Explode, unfurl, unbloom, repeat
This excessive emotional episodia is at the heart of Squish, written over half a decade by an artist who admits to me that she is “always one sentence away from crying my whole life, in a really nice way”. We share a look, one only recognisable to two young women caught in the rampant waves of a metropolis sharpening its pitchforks against the creative industry on a daily basis.
In this way, Gretel has written the album for me, or for the idea of me, as much as she has written it for herself. The ‘Drive’ singer admits that she writes from a “protective place”, as she tries to summate her experience for “young women navigating setting boundaries in their lives and finding themselves”.
While I admit that the capricious female experience is retold with anger and fury in much of my own writing, she instead writes from a hopeful, realistic yet optimistic perspective: “I feel like there’s the angriest part of me would be exasperation toward establishments, toward the world,” she says quietly, after a charged pause. “I know you tried to make it the perfect night, but you’re drunk, drunk on the ballroom floor,” Gretel laments in this way on the album’s sixth track, ‘Drunk on the Ballroom Floor’.

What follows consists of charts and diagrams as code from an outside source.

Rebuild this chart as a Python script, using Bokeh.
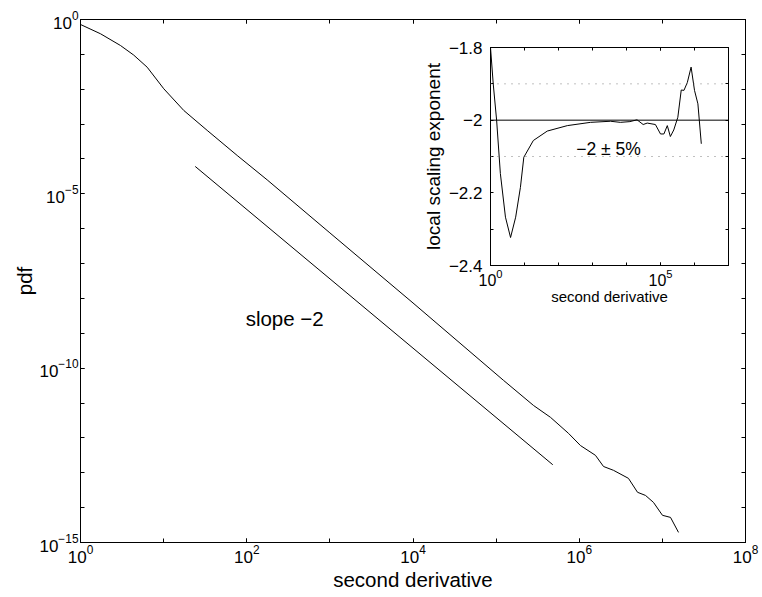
import numpy as np
from bokeh.plotting import figure
from bokeh.models import (LogAxis, LinearAxis, FixedTicker, Range1d, Span, Label,
                          CustomJSTickFormatter)
from bokeh.layouts import column
from bokeh.embed import file_html
from bokeh.resources import INLINE

FONT = "Liberation Sans"

# ---------------- data (main panel) ----------------
# log10 of second derivative and log10 of pdf
pdf_x_exp = [0.0, 0.241, 0.481, 0.64, 0.802, 1.002, 1.243, 1.524, 1.885, 2.246,
             3.0, 4.0, 5.089, 5.45, 5.654, 5.871, 6.015, 6.195, 6.292, 6.412,
             6.592, 6.701, 6.797, 6.893, 7.001, 7.098, 7.194]
pdf_y_exp = [-0.143, -0.41, -0.746, -1.02, -1.368, -1.987, -2.61, -3.18, -3.90, -4.60,
             -6.12, -8.13, -10.35, -11.07, -11.41, -11.87, -12.22, -12.50, -12.82, -12.93,
             -13.16, -13.56, -13.65, -13.85, -14.22, -14.28, -14.71]
slope_x = [24.0, 4.8e5]
slope_y = [6.1e-5, 1.7e-13]

main_x_labeled = [1.0, 1e2, 1e4, 1e6, 1e8]
main_x_ticks = [1.0, 1e1, 1e2, 1e3, 1e4, 1e5, 1e6, 1e7, 1e8]
main_y_labeled = [1e-15, 1e-10, 1e-5, 1.0]
main_y_ticks = [1e-15, 1e-14, 1e-13, 1e-12, 1e-11, 1e-10, 1e-9, 1e-8, 1e-7, 1e-6,
                1e-5, 1e-4, 1e-3, 1e-2, 1e-1, 1.0]

# ---------------- data (inset) ----------------
exp_x_exp = [0.0, 0.08, 0.18, 0.29, 0.44, 0.59, 0.74, 0.88, 0.98, 1.26, 1.67, 2.26,
             2.94, 3.53, 3.82, 4.1, 4.31, 4.49, 4.61, 4.85, 5.0, 5.10, 5.2, 5.29,
             5.39, 5.51, 5.61, 5.69, 5.79, 5.90, 6.0, 6.10, 6.20]
exp_val = [-1.80, -1.90, -2.00, -2.147, -2.267, -2.323, -2.267, -2.185, -2.102, -2.056,
           -2.030, -2.015, -2.006, -2.003, -2.006, -2.004, -1.999, -2.012, -2.008, -2.012,
           -2.038, -2.038, -2.015, -2.045, -2.027, -1.992, -1.917, -1.918, -1.896, -1.854,
           -1.918, -1.955, -2.065]
inset_x_labeled = [1.0, 1e5]
inset_x_ticks = [1.0, 1e1, 1e2, 1e3, 1e4, 1e5, 1e6, 1e7]
inset_y_labeled = [-2.4, -2.2, -2.0, -1.8]
inset_y_ticks = [-2.3, -2.1, -1.9]
inset_y_labels = {-2.4: "\u22122.4", -2.2: "\u22122.2", -2.0: "\u22122", -1.8: "\u22121.8"}
ref_level = -2.0
band = [-2.1, -1.9]

pdf_x = [10.0 ** e for e in pdf_x_exp]
pdf_y = [10.0 ** e for e in pdf_y_exp]
exp_x = [10.0 ** e for e in exp_x_exp]

blank = CustomJSTickFormatter(code="return ''")


def style_axis(ax, size, tick=4):
    ax.major_tick_in = tick
    ax.major_tick_out = 0
    ax.minor_tick_in = tick
    ax.minor_tick_out = 0
    ax.axis_line_color = "black"
    ax.major_tick_line_color = "black"
    ax.minor_tick_line_color = "black"
    ax.major_label_text_font = FONT
    ax.major_label_text_font_size = size
    ax.major_label_text_color = "black"
    ax.axis_label_text_font = FONT
    ax.axis_label_text_font_style = "normal"
    ax.axis_label_text_color = "black"


# ---------------- main figure ----------------
p = figure(width=760, height=596, x_axis_type="log", y_axis_type="log",
           x_range=Range1d(1, 1e8), y_range=Range1d(1e-15, 1),
           output_backend="svg", toolbar_location=None,
           min_border_left=80, min_border_right=15, min_border_top=19, min_border_bottom=54)
p.grid.visible = False
p.outline_line_color = "black"
p.background_fill_color = "white"
p.border_fill_color = "white"

p.line(pdf_x, pdf_y, line_color="black", line_width=1)
p.line(slope_x, slope_y, line_color="black", line_width=1)
p.add_layout(Label(x=97, y=2.7e-9, text="slope \u22122", text_font=FONT,
                   text_font_size="20.5px", text_color="black",
                   text_baseline="middle", text_align="left"))

xa = p.xaxis[0]
xa.ticker = FixedTicker(ticks=main_x_labeled, minor_ticks=main_x_ticks)
xa.axis_label = "second derivative"
style_axis(xa, "17px")
xa.axis_label_text_font_size = "20.5px"
xa.major_label_standoff = 2
xa.axis_label_standoff = 2

ya = p.yaxis[0]
ya.ticker = FixedTicker(ticks=main_y_labeled, minor_ticks=main_y_ticks)
ya.axis_label = "pdf"
style_axis(ya, "17px")
ya.axis_label_text_font_size = "20.5px"
ya.major_label_standoff = 2
ya.axis_label_standoff = 0

top = LogAxis(ticker=FixedTicker(ticks=main_x_labeled, minor_ticks=main_x_ticks),
              formatter=blank)
style_axis(top, "10px")
top.major_label_standoff = 0
p.add_layout(top, "above")
right = LogAxis(ticker=FixedTicker(ticks=main_y_labeled, minor_ticks=main_y_ticks),
                formatter=blank)
style_axis(right, "10px")
right.major_label_standoff = 0
p.add_layout(right, "right")

# ---------------- inset ----------------
ins = figure(width=333, height=280, x_axis_type="log",
             x_range=Range1d(1, 1e7), y_range=Range1d(-2.4, -1.8),
             output_backend="svg", toolbar_location=None,
             min_border_left=80, min_border_right=15, min_border_top=12, min_border_bottom=50)
ins.grid.visible = False
ins.outline_line_color = "black"
ins.background_fill_color = "white"
ins.border_fill_color = None

for b in band:
    ins.add_layout(Span(location=b, dimension="width", line_color="#808080",
                        line_dash="1 6", line_width=1))
ins.add_layout(Span(location=ref_level, dimension="width", line_color="black", line_width=1))
ins.line(exp_x, exp_val, line_color="black", line_width=1)
ins.add_layout(Label(x=2950, y=-2.078, text="\u22122 \u00b1 5%", text_font=FONT,
                     text_font_size="17.5px", text_color="black",
                     text_baseline="middle", text_align="center"))

ixa = ins.xaxis[0]
ixa.ticker = FixedTicker(ticks=inset_x_labeled, minor_ticks=inset_x_ticks)
ixa.axis_label = "second derivative"
style_axis(ixa, "16px", tick=3)
ixa.axis_label_text_font_size = "15px"
ixa.major_label_standoff = 3
ixa.axis_label_standoff = -1

iya = ins.yaxis[0]
iya.ticker = FixedTicker(ticks=inset_y_labeled, minor_ticks=inset_y_ticks)
iya.major_label_overrides = inset_y_labels
iya.axis_label = "local scaling exponent"
style_axis(iya, "17px", tick=3)
iya.axis_label_text_font_size = "19px"
iya.major_label_standoff = 8
iya.axis_label_standoff = 2

itop = LogAxis(ticker=FixedTicker(ticks=inset_x_labeled, minor_ticks=inset_x_ticks),
               formatter=blank)
style_axis(itop, "10px", tick=3)
itop.major_label_standoff = 0
ins.add_layout(itop, "above")
iright = LinearAxis(ticker=FixedTicker(ticks=inset_y_labeled, minor_ticks=inset_y_ticks),
                    formatter=blank)
style_axis(iright, "10px", tick=3)
iright.major_label_standoff = 0
ins.add_layout(iright, "right")

ins.styles = {"position": "absolute", "left": "410px", "top": "35px"}
page = column(p, ins)
page.styles = {"position": "relative"}

open("out.html", "w").write(file_html(page, INLINE))
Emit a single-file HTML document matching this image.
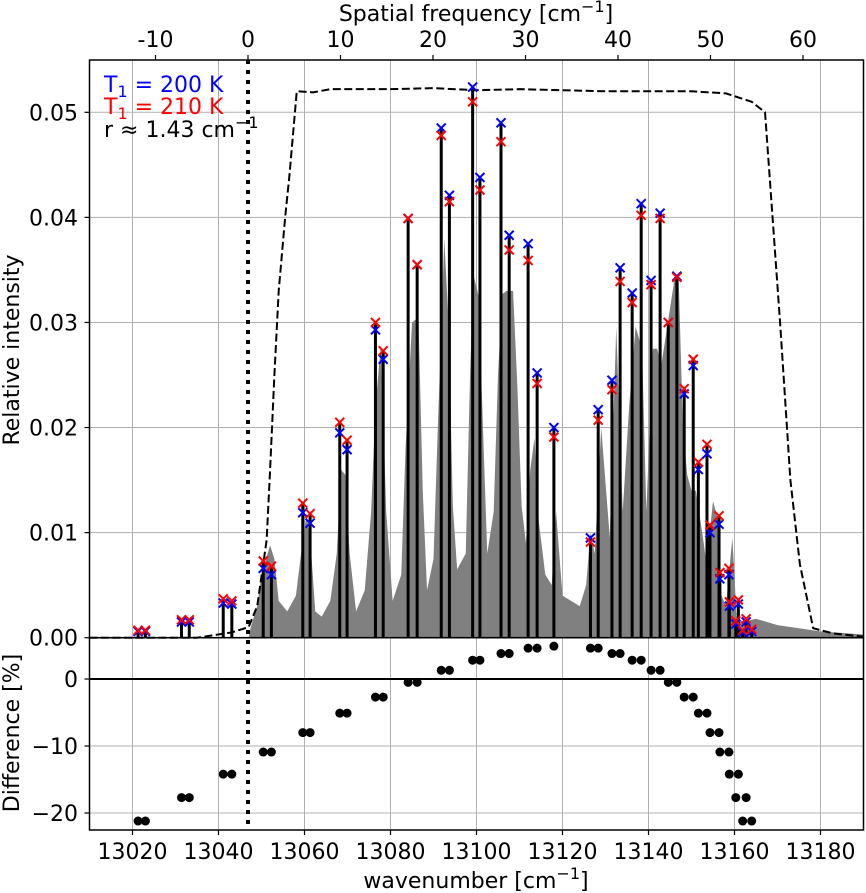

We’ve come ceremoniously to the final point: What is Squish, then? An avalanche inward? An embrace that lingers? Both, neither: “Squish is a witnessing of yourself in society, learning all the things about yourself until you pop. You become realer out of sheer exasperation”.
From heartbreak to haunting fairytales, from darkness to depression and everything in between, Gretel has brought everything to the floor on Squish. If Squish represents all of the forces crippling the female psyche, the album is the idea of a woman in active free-fall: “Instead of being more put together, [it is about] being less put together, losing your shit and allowing room for that. I feel completely liberated in having reached both rock bottom and being completely at the brink.”
As we leave, Gretel smokes a cigarette. This time, with a smile.